• [Stated exercise]
Copy out, with no alterations, the lines below running from the one containing "Rebuild this chart" to the one containing "import plotly.graph_objects as go", inclusive at each end; pictures are omitted.

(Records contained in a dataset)
————

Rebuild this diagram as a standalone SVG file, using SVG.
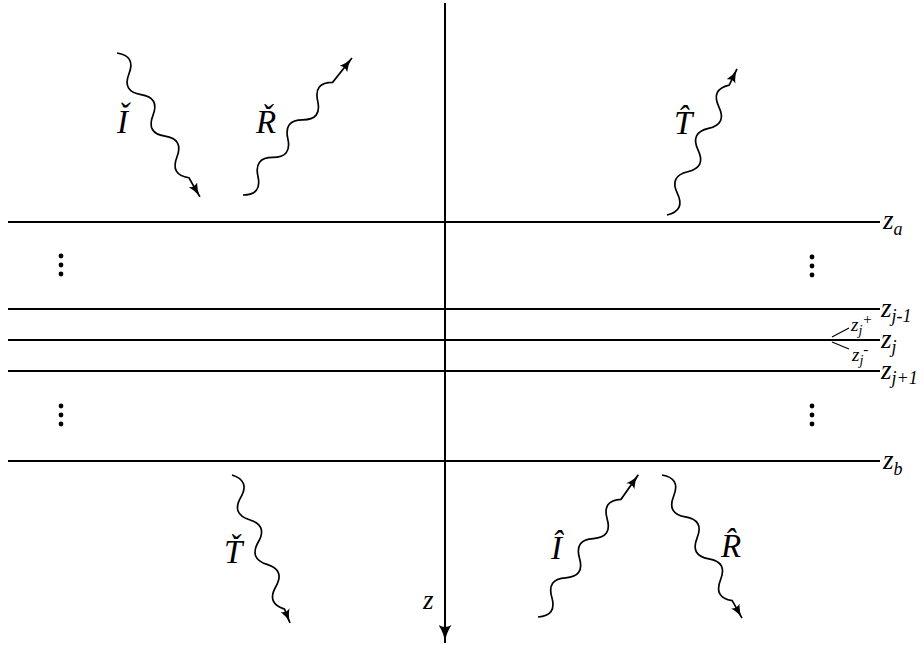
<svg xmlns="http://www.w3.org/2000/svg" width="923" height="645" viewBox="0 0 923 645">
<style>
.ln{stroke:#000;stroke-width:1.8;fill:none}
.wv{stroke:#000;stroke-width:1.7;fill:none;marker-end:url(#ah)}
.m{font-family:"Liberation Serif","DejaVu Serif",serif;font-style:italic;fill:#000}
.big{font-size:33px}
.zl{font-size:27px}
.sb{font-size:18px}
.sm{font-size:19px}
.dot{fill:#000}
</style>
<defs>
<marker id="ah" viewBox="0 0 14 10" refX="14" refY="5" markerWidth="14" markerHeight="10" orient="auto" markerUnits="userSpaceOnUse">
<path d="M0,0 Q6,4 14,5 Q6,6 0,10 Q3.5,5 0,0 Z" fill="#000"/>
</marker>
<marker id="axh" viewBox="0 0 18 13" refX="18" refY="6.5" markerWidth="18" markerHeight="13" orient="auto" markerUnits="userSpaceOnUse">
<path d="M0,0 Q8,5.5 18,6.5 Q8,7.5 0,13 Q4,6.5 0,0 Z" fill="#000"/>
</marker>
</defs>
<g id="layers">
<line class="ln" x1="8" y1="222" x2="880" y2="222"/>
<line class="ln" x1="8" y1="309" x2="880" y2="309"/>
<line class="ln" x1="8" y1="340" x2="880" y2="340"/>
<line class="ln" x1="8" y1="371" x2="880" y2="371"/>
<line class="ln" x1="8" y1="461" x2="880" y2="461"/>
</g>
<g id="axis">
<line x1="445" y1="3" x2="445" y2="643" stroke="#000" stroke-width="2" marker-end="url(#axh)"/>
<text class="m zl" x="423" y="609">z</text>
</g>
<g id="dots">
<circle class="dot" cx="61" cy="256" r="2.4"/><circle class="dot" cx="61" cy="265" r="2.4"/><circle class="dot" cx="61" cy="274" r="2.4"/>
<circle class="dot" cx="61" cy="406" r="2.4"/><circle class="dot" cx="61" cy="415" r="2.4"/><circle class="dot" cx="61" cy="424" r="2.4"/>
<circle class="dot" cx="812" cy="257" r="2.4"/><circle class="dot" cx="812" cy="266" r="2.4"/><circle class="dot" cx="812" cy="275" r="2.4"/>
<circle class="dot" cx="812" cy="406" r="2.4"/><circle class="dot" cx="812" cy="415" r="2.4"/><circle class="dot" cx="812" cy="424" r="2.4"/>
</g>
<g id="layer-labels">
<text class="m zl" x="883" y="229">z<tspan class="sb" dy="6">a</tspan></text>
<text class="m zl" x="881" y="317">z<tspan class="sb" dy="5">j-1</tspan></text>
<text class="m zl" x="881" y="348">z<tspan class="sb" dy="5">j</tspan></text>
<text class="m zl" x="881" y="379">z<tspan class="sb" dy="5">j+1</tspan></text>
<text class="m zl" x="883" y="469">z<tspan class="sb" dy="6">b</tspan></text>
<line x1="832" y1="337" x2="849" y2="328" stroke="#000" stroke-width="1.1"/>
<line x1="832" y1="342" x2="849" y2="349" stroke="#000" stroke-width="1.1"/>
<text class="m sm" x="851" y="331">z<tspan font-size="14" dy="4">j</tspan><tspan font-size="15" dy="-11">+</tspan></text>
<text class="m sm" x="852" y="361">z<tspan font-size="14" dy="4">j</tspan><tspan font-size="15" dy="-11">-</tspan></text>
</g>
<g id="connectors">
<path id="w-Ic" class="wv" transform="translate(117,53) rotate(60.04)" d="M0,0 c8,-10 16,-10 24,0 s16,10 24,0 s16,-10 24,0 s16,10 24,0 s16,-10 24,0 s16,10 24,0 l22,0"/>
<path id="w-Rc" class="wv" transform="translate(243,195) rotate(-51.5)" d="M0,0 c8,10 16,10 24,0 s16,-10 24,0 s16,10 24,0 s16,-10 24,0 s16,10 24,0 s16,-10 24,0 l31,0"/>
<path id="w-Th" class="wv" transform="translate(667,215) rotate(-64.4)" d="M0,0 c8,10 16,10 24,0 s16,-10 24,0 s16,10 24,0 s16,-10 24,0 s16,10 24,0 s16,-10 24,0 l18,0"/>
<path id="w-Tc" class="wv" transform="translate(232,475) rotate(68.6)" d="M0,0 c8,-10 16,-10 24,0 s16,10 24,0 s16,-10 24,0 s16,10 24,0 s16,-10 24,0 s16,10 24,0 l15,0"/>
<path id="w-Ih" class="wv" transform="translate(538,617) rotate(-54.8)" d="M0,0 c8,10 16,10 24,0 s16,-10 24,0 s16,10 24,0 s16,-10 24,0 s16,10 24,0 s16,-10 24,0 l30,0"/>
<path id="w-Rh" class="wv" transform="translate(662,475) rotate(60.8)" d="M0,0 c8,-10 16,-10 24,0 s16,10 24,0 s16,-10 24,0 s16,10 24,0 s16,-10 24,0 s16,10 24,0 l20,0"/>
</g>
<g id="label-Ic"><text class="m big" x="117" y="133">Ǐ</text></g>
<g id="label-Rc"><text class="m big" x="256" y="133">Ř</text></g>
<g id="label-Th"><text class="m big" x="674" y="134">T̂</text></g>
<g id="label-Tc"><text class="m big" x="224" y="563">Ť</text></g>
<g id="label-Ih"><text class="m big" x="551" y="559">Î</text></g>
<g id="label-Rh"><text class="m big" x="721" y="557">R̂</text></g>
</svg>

————

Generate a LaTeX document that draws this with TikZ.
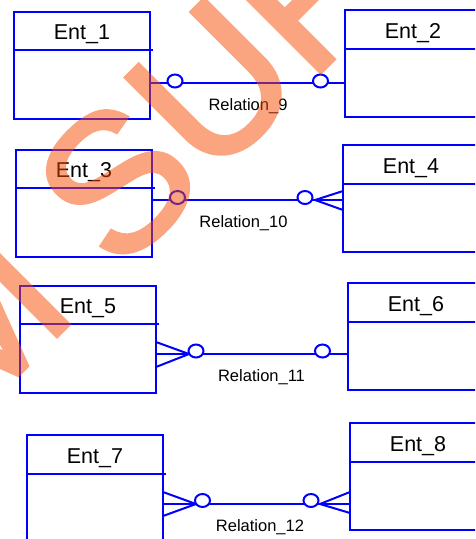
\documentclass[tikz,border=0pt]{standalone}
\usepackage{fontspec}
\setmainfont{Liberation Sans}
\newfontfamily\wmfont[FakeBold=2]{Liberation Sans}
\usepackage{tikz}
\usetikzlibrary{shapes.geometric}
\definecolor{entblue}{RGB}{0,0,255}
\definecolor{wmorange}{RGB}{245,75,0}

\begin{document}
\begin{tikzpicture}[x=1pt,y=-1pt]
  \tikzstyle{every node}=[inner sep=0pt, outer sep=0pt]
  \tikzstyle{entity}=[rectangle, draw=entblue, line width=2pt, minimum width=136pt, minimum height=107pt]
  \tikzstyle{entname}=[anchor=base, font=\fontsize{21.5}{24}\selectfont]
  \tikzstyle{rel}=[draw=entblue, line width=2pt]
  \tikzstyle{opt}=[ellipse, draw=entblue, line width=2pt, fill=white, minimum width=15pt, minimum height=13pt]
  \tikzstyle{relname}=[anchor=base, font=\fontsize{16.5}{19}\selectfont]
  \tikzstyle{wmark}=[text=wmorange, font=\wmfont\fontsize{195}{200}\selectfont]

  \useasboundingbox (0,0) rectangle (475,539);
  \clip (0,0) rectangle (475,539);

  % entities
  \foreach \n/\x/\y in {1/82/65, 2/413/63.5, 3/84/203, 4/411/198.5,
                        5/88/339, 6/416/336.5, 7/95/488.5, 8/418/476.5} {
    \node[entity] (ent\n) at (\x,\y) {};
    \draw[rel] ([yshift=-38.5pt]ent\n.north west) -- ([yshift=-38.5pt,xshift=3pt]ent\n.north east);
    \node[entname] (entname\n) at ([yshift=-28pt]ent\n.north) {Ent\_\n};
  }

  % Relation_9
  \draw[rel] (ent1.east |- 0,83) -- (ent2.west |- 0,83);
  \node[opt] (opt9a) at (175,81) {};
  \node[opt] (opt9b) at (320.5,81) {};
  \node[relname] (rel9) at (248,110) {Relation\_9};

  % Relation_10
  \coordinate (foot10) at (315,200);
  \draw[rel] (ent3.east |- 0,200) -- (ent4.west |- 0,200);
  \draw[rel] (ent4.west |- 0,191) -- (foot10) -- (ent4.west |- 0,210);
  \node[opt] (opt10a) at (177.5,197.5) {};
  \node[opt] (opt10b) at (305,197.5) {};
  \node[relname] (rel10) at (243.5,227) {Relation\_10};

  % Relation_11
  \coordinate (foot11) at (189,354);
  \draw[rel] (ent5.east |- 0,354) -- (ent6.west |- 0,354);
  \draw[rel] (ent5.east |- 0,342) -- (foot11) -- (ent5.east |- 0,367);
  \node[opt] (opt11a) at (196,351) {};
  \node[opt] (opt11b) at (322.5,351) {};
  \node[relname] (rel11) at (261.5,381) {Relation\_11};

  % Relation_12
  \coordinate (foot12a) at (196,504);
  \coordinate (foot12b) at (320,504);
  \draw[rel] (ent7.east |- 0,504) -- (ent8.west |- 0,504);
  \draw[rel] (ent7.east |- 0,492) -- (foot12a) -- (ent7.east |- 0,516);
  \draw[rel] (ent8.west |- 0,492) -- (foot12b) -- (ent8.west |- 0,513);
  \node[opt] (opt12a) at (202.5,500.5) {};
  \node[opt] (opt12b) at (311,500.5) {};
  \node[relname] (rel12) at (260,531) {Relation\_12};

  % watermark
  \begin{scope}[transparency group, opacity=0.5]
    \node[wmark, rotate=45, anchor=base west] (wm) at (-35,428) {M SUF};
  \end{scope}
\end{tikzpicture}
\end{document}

————

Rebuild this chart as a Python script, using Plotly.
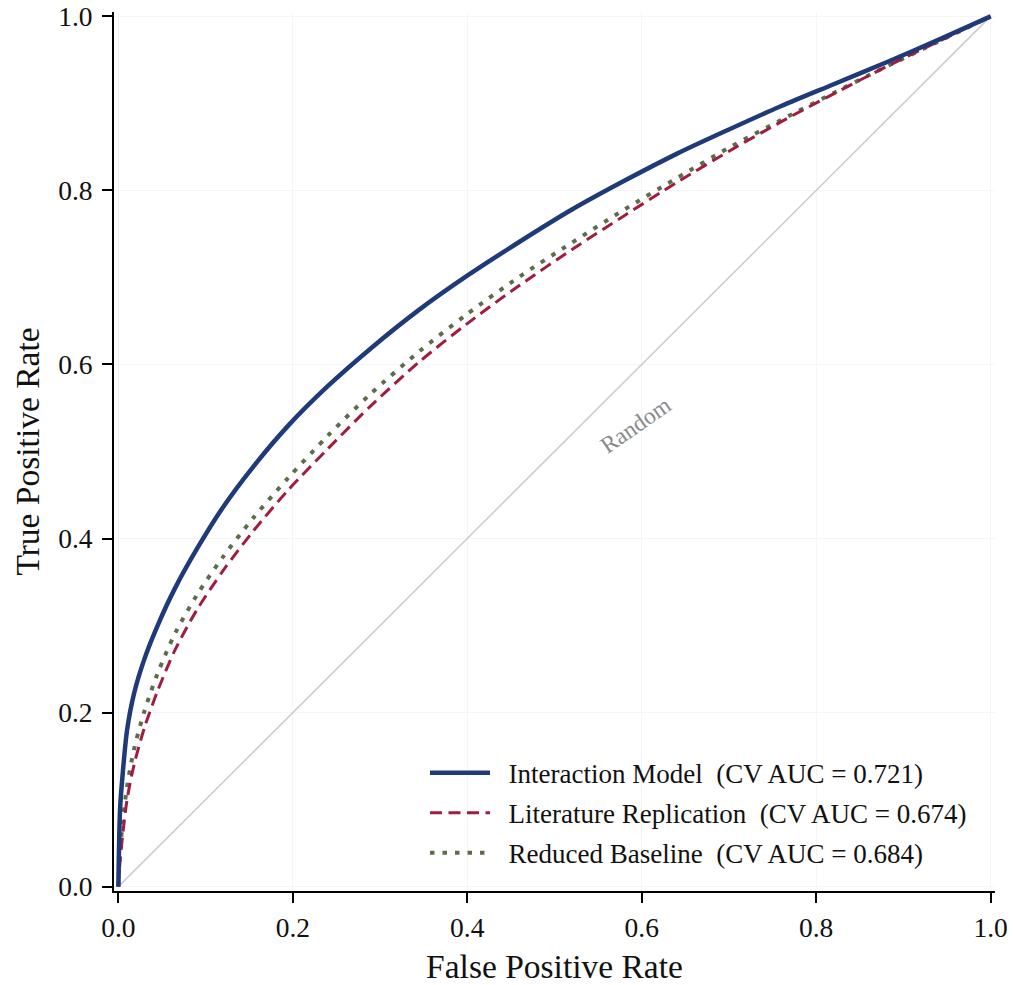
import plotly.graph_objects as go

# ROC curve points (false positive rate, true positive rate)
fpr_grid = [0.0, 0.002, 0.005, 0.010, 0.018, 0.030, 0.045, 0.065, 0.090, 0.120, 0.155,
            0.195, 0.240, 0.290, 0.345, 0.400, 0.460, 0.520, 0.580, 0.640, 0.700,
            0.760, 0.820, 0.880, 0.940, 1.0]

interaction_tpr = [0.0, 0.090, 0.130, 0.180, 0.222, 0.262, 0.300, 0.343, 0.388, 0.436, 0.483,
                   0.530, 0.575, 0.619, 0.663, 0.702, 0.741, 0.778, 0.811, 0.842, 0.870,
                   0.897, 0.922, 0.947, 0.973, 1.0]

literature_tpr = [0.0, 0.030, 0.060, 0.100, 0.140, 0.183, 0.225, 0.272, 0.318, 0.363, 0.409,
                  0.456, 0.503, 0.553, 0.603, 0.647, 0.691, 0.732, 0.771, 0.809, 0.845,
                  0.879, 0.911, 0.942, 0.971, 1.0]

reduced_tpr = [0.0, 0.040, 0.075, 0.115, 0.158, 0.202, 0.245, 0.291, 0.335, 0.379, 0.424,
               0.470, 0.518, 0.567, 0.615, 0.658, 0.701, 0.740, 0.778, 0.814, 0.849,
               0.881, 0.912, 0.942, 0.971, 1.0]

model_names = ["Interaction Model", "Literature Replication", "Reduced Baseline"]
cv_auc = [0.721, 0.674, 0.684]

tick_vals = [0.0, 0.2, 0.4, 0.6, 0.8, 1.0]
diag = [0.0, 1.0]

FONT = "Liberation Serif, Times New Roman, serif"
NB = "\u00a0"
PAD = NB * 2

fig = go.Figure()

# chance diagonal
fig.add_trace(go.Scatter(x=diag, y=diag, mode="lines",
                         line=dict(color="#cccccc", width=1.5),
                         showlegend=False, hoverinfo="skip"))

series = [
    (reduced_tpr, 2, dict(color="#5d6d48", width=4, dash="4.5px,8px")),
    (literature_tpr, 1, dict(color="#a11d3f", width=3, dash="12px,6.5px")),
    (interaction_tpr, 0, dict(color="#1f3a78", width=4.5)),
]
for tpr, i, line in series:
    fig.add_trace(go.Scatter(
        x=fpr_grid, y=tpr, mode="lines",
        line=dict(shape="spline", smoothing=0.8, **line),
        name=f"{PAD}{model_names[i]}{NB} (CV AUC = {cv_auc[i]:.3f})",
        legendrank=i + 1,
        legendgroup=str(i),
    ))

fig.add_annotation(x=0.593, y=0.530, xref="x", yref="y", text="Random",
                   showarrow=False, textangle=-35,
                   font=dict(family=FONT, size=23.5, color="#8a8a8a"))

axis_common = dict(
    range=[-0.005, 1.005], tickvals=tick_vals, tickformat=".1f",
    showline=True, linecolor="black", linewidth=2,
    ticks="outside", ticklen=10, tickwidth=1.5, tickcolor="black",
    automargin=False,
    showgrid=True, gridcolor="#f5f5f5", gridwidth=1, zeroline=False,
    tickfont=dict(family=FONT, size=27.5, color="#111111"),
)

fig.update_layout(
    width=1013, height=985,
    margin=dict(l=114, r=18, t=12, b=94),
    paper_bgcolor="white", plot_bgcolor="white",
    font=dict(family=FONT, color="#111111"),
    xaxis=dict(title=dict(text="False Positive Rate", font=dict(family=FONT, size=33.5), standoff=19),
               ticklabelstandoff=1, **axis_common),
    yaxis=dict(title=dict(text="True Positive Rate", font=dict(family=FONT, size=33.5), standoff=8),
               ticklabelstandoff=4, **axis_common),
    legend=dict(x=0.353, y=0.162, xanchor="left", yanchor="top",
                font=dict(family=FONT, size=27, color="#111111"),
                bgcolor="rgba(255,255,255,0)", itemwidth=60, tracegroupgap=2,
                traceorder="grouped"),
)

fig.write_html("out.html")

————

• [Response for this exercise]
Rebuild this chart as a Python script, using Plotly.
import plotly.graph_objects as go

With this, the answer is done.